Stepping Back from Grief When Possible

Copyrighted by Lorna Tedder. Originally published in Third Degree and Rising.

Cho Seung Hui’s killing spree at Virginia Tech is riveting the nation in ways similar to 9/11 and Katrina, and me, I’m working hard to distance myself.  I have good reason to. And this time, I don’t have to be close to the grief.

Since this time last year, four significant deaths have touched my family and three major heartbreaks, two of them mine. I don’t ever want another emotionally wrenching year like this past one. I’ve lived with grief and in grief for much it.

I’m too empathic to listen to the news right now and the media does like to get those close-up, ain’t-moving-the-camera-to-give-you-privacy reactions—and seeing the grief on others’ faces on the screen calls up too much of my own wicked emotions of recent. I need a break. I’m keeping my distance and staying informed through online communications. Others don’t get to have that break and they’re hurting, and my heart goes out to them, but this time I have the luxury that I can back away a little and observe. Call it self-preservation if you will.

By doing so, I find it interesting to watch how grief affects large groups of people, something the U.S. fortunately does not often see. I know it so well on the small, personal, intimate scale. But to see how it jolts those who don’t have friends or family involved in the massacre is interesting. The emotional outpouring of support is uplifting but at the same time, people struggle to find a place to direct their anger and shock.

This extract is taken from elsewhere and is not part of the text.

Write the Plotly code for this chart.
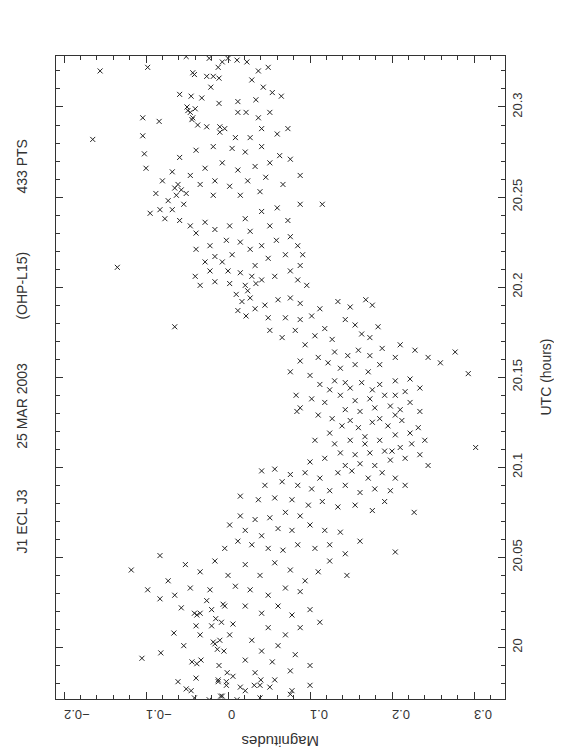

Sometimes it’s at each other. Political debates spring up. Irritation that news-group bloggers and reporters don’t express the right emotion or enough emotion or too much emotion. I can understand the dynamics of mob violence better, how all that energy that’s seeking justice and answers just wants to be directed somewhere and they can’t adequately rail against a murderer who cheated them of feeling the return lash of their grief and confusion. There’s not a clear target to aim the anger part of grief that comes with senseless violence.  I think it’s human to want see that person and to strike back, hurt back, to see his remorse.

Life Coaching Tips

At first blush, it seems incongruous that so many people would grieve a tragic and deadly incident where they knew none of the victims. Looking deeper, I see the reason it has such a far-reaching effect. We could tell ourselves that 9/11 wasn’t a regular event and we’d keep those terrorists out. We could reassure our children that not every hurricane would be a Katrina. We could pretend the world we create for our children and ourselves is far safer than the (less publicized) violence of history and how civilized we are now and how secure. Events such as this remind us that safety is an illusion and there really is no security in anything.

The way we think and feel about our world changes in a drearier way. And that, I think, is why strangers grieve on a mass scale.